Though none of the Justices on the Supreme Court in those days had free motor homes. We’ll get back to that tomorrow.

Juxtaposition of the Day

Marc Murphy

Zapiro

Alan Moir

Murphy points out that winners not only write history but tend to do well in court thereafter, while Zapiro notes that Israel has explained that the 11,000 dead were just in the wrong place at the wrong time, or, as Moir explains, were not innocent victims but, rather, collateral damage.

“I was just following orders” holds up better when you are on the winning side, since you’re not as likely to ever have to say it.

Fiona Katauskas isn’t buying it. We’ll see, perhaps. As I write this, there are reports of the Israeli Army finally entering the hospital, but it seems that they have not found any Hamas fighters in the building, though there were clashes as they approached it.

Whether the earlier bombardments in the area and the moves to cut off supplies to the hospital turn out to be justified will have to wait until there is a fair accounting of who had the right to do what and with which and to whom.

That was a joke, but you weren’t expected to laugh.

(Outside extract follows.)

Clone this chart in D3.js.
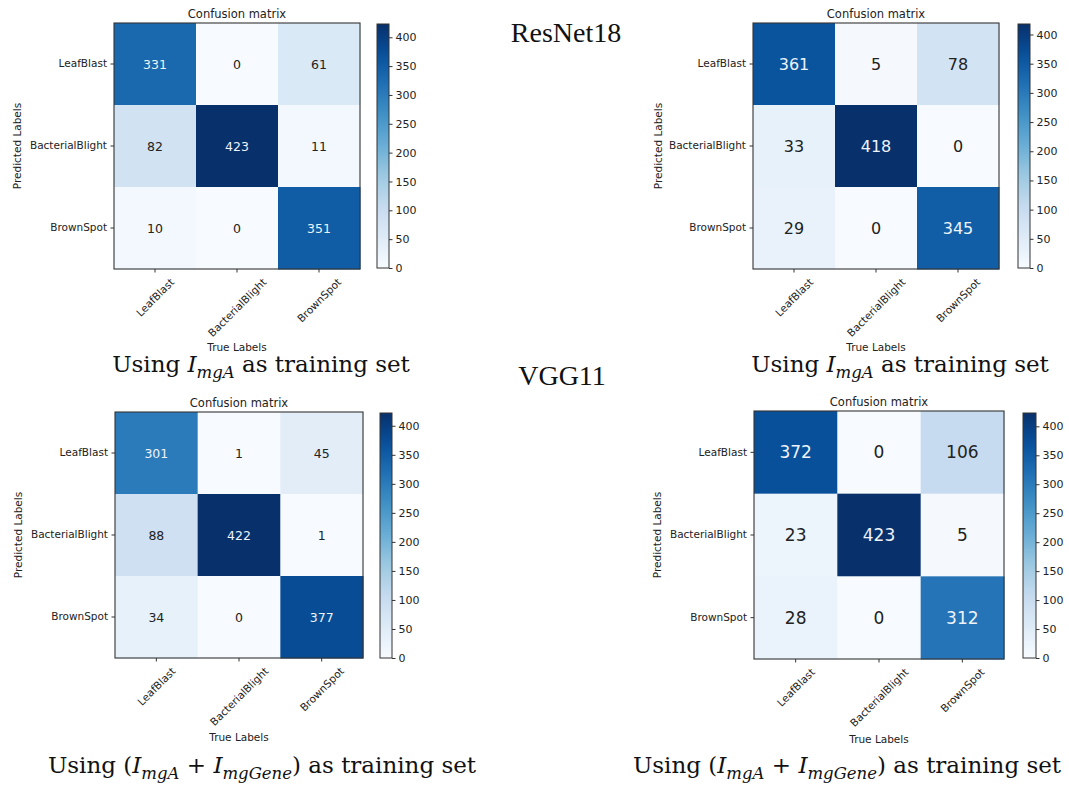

Guy Venables seems to have forgotten to sign this one, but isn’t that appropriate? As he suggests, the world seems to have forgotten that there’s another war going on, while, in this country, our House of Representatives has passed a temporary patch for the budget in which they forgot funding for Ukraine’s defense.

Yes, two days after they came back from a break in which I’m sure they made stirring Veterans Day speeches about the importance of defending freedom and so forth and so on.

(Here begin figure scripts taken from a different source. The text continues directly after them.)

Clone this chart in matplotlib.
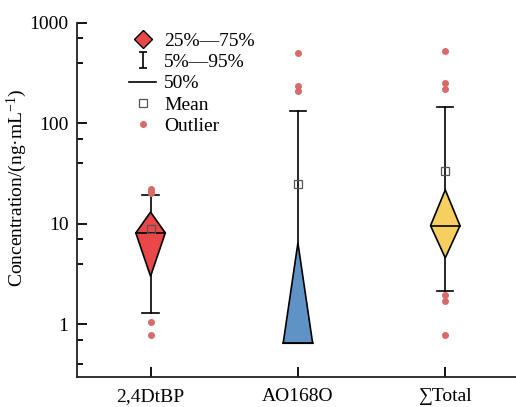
import matplotlib
matplotlib.use("Agg")
import matplotlib.pyplot as plt
from matplotlib.patches import Polygon
from matplotlib.lines import Line2D
from matplotlib.path import Path
from matplotlib.ticker import FixedLocator, NullFormatter

plt.rcParams['font.family'] = ['Liberation Serif', 'DejaVu Serif']
plt.rcParams['mathtext.fontset'] = 'custom'
plt.rcParams['mathtext.rm'] = 'Liberation Serif'
plt.rcParams['mathtext.it'] = 'Liberation Serif:italic'

categories = ['2,4DtBP', 'AO168O', '∑Total']
p5 = [1.29, 0.65, 2.13]
q25 = [3.01, 0.65, 4.59]
median = [8.13, 0.65, 9.6]
q75 = [13.1, 6.46, 21.8]
p95 = [19.2, 133, 144]
means = [8.9, 25.0, 33.7]
outliers = [[22.3, 21.3, 20.5, 1.06, 0.78],
            [503, 237, 208],
            [523, 253, 221, 1.94, 1.70, 0.78]]
colors = ['#E84848', '#5F93C6', '#F5D061']
outlier_color = '#D96A6A'

fig = plt.figure(figsize=(5.16, 4.07), dpi=100)
ax = fig.add_axes([0.149, 0.0737, 0.851, 0.8703])
ax.set_yscale('log')
ax.set_ylim(0.3, 1000)
ax.set_xlim(0.5, 3.48)

w = 0.1
cap = 0.055
for i, cat in enumerate(categories):
    x = i + 1
    ax.plot([x, x], [q75[i], p95[i]], color='black', lw=1.2, zorder=2)
    ax.plot([x - cap, x + cap], [p95[i], p95[i]], color='black', lw=1.2, zorder=2)
    if p5[i] < q25[i]:
        ax.plot([x, x], [p5[i], q25[i]], color='black', lw=1.2, zorder=2)
        ax.plot([x - cap, x + cap], [p5[i], p5[i]], color='black', lw=1.2, zorder=2)
    poly = Polygon([(x, q25[i]), (x + w, median[i]), (x, q75[i]), (x - w, median[i])],
                   closed=True, facecolor=colors[i], edgecolor='black', lw=1.2, zorder=3)
    ax.add_patch(poly)
    ax.plot([x - w, x + w], [median[i], median[i]], color='black', lw=1.2, zorder=4)
    ax.plot([x], [means[i]], marker='s', ms=6, mfc='none', mec='#555555', mew=0.9,
            linestyle='none', zorder=5)
    ax.plot([x] * len(outliers[i]), outliers[i], marker='o', ms=4, color=outlier_color,
            linestyle='none', zorder=5)

ax.set_xticks([1, 2, 3])
ax.set_xticklabels(categories, fontsize=14)
ax.set_yticks([1, 10, 100, 1000])
ax.set_yticklabels(['1', '10', '100', '1000'], fontsize=14)
minor = [m * 10.0 ** k for k in range(-1, 3) for m in (4, 7)]
minor = [v for v in minor if 0.3 <= v <= 1000]
ax.yaxis.set_minor_locator(FixedLocator(minor))
ax.yaxis.set_minor_formatter(NullFormatter())
ax.tick_params(axis='both', which='major', direction='in', length=7, width=1.3, pad=6)
ax.tick_params(axis='y', which='minor', direction='in', length=4, width=1.3)
ax.tick_params(axis='x', which='major', pad=8)
for s in ['top', 'right']:
    ax.spines[s].set_visible(False)
for s in ['left', 'bottom']:
    ax.spines[s].set_linewidth(1.3)
    ax.spines[s].set_color('#222222')

ax.set_ylabel('Concentration/(ng·mL$^{-1}$)', fontsize=14)
ax.yaxis.set_label_coords(-0.11, 0.533)

ibeam = Path([(-0.5, -1), (0.5, -1), (0, -1), (0, 1), (-0.5, 1), (0.5, 1)],
             [Path.MOVETO, Path.LINETO, Path.MOVETO, Path.LINETO, Path.MOVETO, Path.LINETO])
handles = [
    Line2D([], [], marker='D', ms=9, mfc=colors[0], mec='black', mew=1.0, linestyle='none'),
    Line2D([], [], marker=ibeam, ms=12, mfc='none', mec='black', mew=1.2, linestyle='none'),
    Line2D([], [], color='black', lw=1.2),
    Line2D([], [], marker='s', ms=6, mfc='none', mec='#555555', mew=0.9, linestyle='none'),
    Line2D([], [], marker='o', ms=4, color=outlier_color, linestyle='none'),
]
labels = ['25%—75%', '5%—95%', '50%', 'Mean', 'Outlier']
fig.legend(handles, labels, loc='upper left', bbox_to_anchor=(0.235, 0.94), frameon=False,
           fontsize=14, handlelength=1.4, handletextpad=0.4, labelspacing=0.19,
           borderaxespad=0)

fig.savefig('out.png', dpi=100)
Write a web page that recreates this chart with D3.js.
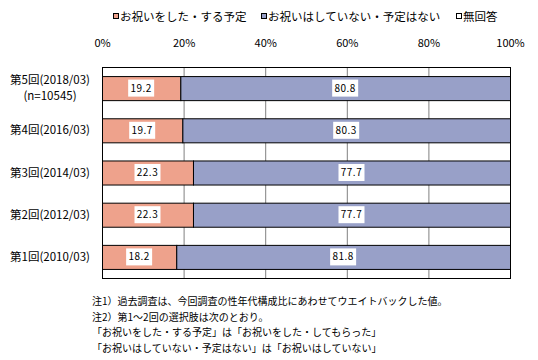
<!DOCTYPE html>
<html><head><meta charset="utf-8">
<script src="https://cdn.jsdelivr.net/npm/d3@7"></script>
<style>
body{margin:0;background:#fff;}
text{font-family:"Noto Sans CJK JP","Noto Sans",sans-serif;fill:#000;}
</style></head>
<body><svg id="c" width="538" height="360"></svg>
<script>
const categories = ["第5回(2018/03)|(n=10545)", "第4回(2016/03)", "第3回(2014/03)", "第2回(2012/03)", "第1回(2010/03)"];
const seriesNames = ["お祝いをした・する予定", "お祝いはしていない・予定はない", "無回答"];
const celebrated = [19.2, 19.7, 22.3, 22.3, 18.2];
const notCelebrated = [80.8, 80.3, 77.7, 77.7, 81.8];
const noAnswer = [0, 0, 0, 0, 0];
const tickValues = [0, 20, 40, 60, 80, 100];
const notes = [
  "注1）過去調査は、今回調査の性年代構成比にあわせてウエイトバックした値。",
  "注2）第1～2回の選択肢は次のとおり。",
  "「お祝いをした・する予定」は「お祝いをした・してもらった」",
  "「お祝いはしていない・予定はない」は「お祝いはしていない」"
];
const colors = ["#EEA28C", "#98A0C8", "#FFFFFF"];

const svg = d3.select("#c");
const L = 102, R = 510, T = 67, B = 278;
const x = d3.scaleLinear().domain([0, 100]).range([L, R]);
const y = d3.scaleBand().domain(categories).range([T, B]).paddingInner(0.43).paddingOuter(0.215);

// gridlines
svg.append("g").selectAll("line").data(tickValues.slice(1, -1)).join("line")
  .attr("x1", d => x(d) + 0.5).attr("x2", d => x(d) + 0.5)
  .attr("y1", T).attr("y2", B).attr("stroke", "#808080").attr("stroke-width", 1);

// axis labels
const ax = d3.axisTop(x).tickValues(tickValues).tickFormat(d => d + "%").tickSize(0);
const axg = svg.append("g").attr("transform", `translate(0,${T - 17})`).call(ax);
axg.select(".domain").remove();
axg.selectAll("text").attr("font-size", 11).attr("font-family", '"Noto Sans CJK JP",sans-serif').attr("fill", "#000");

// stacks
const data = categories.map((c, i) => ({cat: c, s0: celebrated[i], s1: notCelebrated[i], s2: noAnswer[i]}));
const stack = d3.stack().keys(["s0", "s1", "s2"])(data);
stack.forEach((layer, k) => {
  svg.append("g").selectAll("rect").data(layer.filter(d => d[1] - d[0] > 0)).join("rect")
    .attr("x", d => x(d[0]) + 0.5).attr("y", d => y(d.data.cat) + 0.5)
    .attr("width", d => x(d[1]) - x(d[0])).attr("height", y.bandwidth())
    .attr("fill", colors[k]).attr("stroke", "#000").attr("stroke-width", 1);
});

// value labels
stack.slice(0, 2).forEach(layer => {
  const g = svg.append("g").selectAll("g").data(layer).join("g")
    .attr("transform", d => `translate(${(x(d[0]) + x(d[1])) / 2},${y(d.data.cat) + y.bandwidth() / 2})`);
  g.append("rect").attr("x", -13).attr("y", -8.5).attr("width", 26).attr("height", 17).attr("fill", "#fff");
  g.append("text").attr("text-anchor", "middle").attr("dy", "0.35em").attr("font-size", 10)
    .attr("letter-spacing", "0.5px").text(d => (d[1] - d[0]).toFixed(1));
});

// plot border
svg.append("rect").attr("x", L + 0.5).attr("y", T + 0.5).attr("width", R - L).attr("height", B - T)
  .attr("fill", "none").attr("stroke", "#000").attr("stroke-width", 1);

// category labels
categories.forEach(c => {
  const parts = c.split("|");
  const cy = y(c) + y.bandwidth() / 2;
  const sp = 16;
  parts.forEach((p, i) => {
    svg.append("text").attr("text-anchor", "middle").attr("font-size", 11.5)
      .attr("x", 50).attr("y", cy + 4 + (i - (parts.length - 1) / 2) * sp).text(p);
  });
});

// legend
const legX = [113, 261, 456];
seriesNames.forEach((n, i) => {
  svg.append("rect").attr("x", legX[i] + 0.5).attr("y", 13.5).attr("width", 5).attr("height", 5)
    .attr("fill", colors[i]).attr("stroke", "#000");
  svg.append("text").attr("x", legX[i] + 7).attr("y", 20.5).attr("font-size", 11.5).text(n);
});

// notes
notes.forEach((n, i) => {
  svg.append("text").attr("x", 92).attr("y", 305 + i * 15.5).attr("font-size", 10).text(n);
});
</script></body></html>
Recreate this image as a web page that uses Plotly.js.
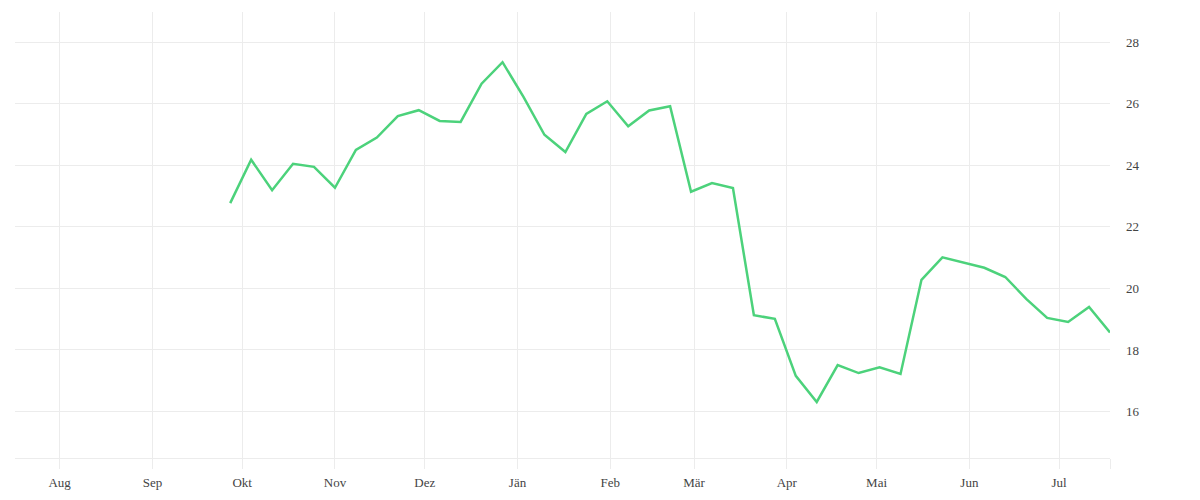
<!DOCTYPE html>
<html>
<head>
<meta charset="utf-8">
<script src="https://cdn.plot.ly/plotly-3.0.1.min.js"></script>
<style>html,body{margin:0;padding:0;background:#fff;}#chart{width:1200px;height:500px;}</style>
</head>
<body>
<div id="chart"></div>
<script>
const startDate = '2022-09-27';
const values = [
  22.77, 24.18, 23.19, 24.05, 23.95, 23.27, 24.50, 24.90, 25.60, 25.79,
  25.44, 25.41, 26.65, 27.35, 26.22, 24.99, 24.43, 25.67, 26.08, 25.27,
  25.78, 25.92, 23.14, 23.42, 23.26, 19.13, 19.01, 17.16, 16.31, 17.51,
  17.25, 17.44, 17.22, 20.28, 21.01, 20.84, 20.67, 20.37, 19.66, 19.04,
  18.91, 19.40, 18.57
];
const monthTickVals = ['2022-08-01','2022-09-01','2022-10-01','2022-11-01','2022-12-01','2023-01-01',
  '2023-02-01','2023-03-01','2023-04-01','2023-05-01','2023-06-01','2023-07-01'];
const monthTickText = ['Aug','Sep','Okt','Nov','Dez','Jän','Feb','Mär','Apr','Mai','Jun','Jul'];
const yTickVals = [16, 18, 20, 22, 24, 26, 28];
const xRange = ['2022-07-17 02:00', '2023-07-18'];
const yRange = [14.49, 28.98];

// build weekly date strings
const dates = [];
const d0 = new Date(startDate + 'T00:00:00Z');
for (let i = 0; i < values.length; i++) {
  const d = new Date(d0.getTime() + i * 7 * 86400000);
  dates.push(d.toISOString().slice(0, 10));
}

const gridCol = '#ececec';
const fontFam = '"Liberation Serif", "DejaVu Serif", serif';

const trace = {
  x: dates,
  y: values,
  type: 'scatter',
  mode: 'lines',
  line: {color: '#4cd27b', width: 2.5},
  hoverinfo: 'x+y'
};

const layout = {
  width: 1200,
  height: 500,
  margin: {l: 15, r: 89.5, t: 12, b: 41.7},
  paper_bgcolor: '#ffffff',
  plot_bgcolor: '#ffffff',
  showlegend: false,
  font: {family: fontFam, size: 13, color: '#444'},
  xaxis: {
    type: 'date',
    range: xRange,
    tickmode: 'array',
    tickvals: monthTickVals.concat([xRange[1]]),
    ticktext: monthTickText.concat(['']),
    showgrid: true,
    gridcolor: gridCol,
    gridwidth: 1,
    zeroline: false,
    showline: true,
    linecolor: gridCol,
    linewidth: 1,
    ticks: 'outside',
    ticklen: 10,
    tickcolor: gridCol,
    tickwidth: 1,
    ticklabelstandoff: 2,
    tickfont: {family: fontFam, size: 13, color: '#444'}
  },
  yaxis: {
    side: 'right',
    range: yRange,
    tickmode: 'array',
    tickvals: yTickVals,
    ticktext: yTickVals.map(String),
    showgrid: true,
    gridcolor: gridCol,
    gridwidth: 1,
    zeroline: false,
    showline: false,
    ticks: '',
    ticklabelstandoff: 15,
    tickfont: {family: fontFam, size: 13, color: '#444'}
  }
};

Plotly.newPlot('chart', [trace], layout, {displayModeBar: false, staticPlot: true});
</script>
</body>
</html>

However, it appears the Ukrainians are not suffering from any memory lapses. They’ve gone back a few years and are charging several former government officials with treason for having worked with Russia’s secret service.

According to news reports from Kyev, they were attempting to undermine Ukraine’s attempt to gain NATO and EU membership, and to drive a wedge between Ukraine and the United States …

… specifically by working with Donald Trump to gin up phony conspiracy theories about Hunter Biden’s actions while he served on the board of Burisma.

Well, as noted before, only losers get convicted, so we won’t know how this turns out until after November 5.

Keep your head down.

4 thoughts on “CSotD: Oh, what a lovely war!

  1. I still don’t get what exactly Israel’s endgame is
    “We’ll get rid of Hamas even if we have to wipe out every last innocent person in the Gaza Strip”?

    1. Yes, the first questions should be: what are we trying to accomplish and will this get us there? (Applies to both Israel and Hamas).

      Unfortunately, when religious fervor and religious politics are in the mix, such rational considerations fly out the window.

    2. Hamas has done everything in its power to maximize civilian casualties from placing its strategic assets under schools and hospitals to hoarding food, fuel and other water for its own while leaving Gazan civilians hanging in the breeze. The goal is to get the people who keep score by counting bodies to agree to dismantle Israel.

      Israel’s endgame is to fully incapacitate Hamas so that it can’t repeat this exercise in another 5 years.

      And please, let’s not forget Iran’s role in this. Right now, they are content to use Hamas as a cat’s paw to “wipe Israel off the map,” but should they succeed, I expect that they would have little further use for a Sunni militia in land they want for a Shi’a superstate.

  2. I still have the original artwork for a Punch cover that Russell Brockbank gave me when I visited in 1972. He and my father were great friends.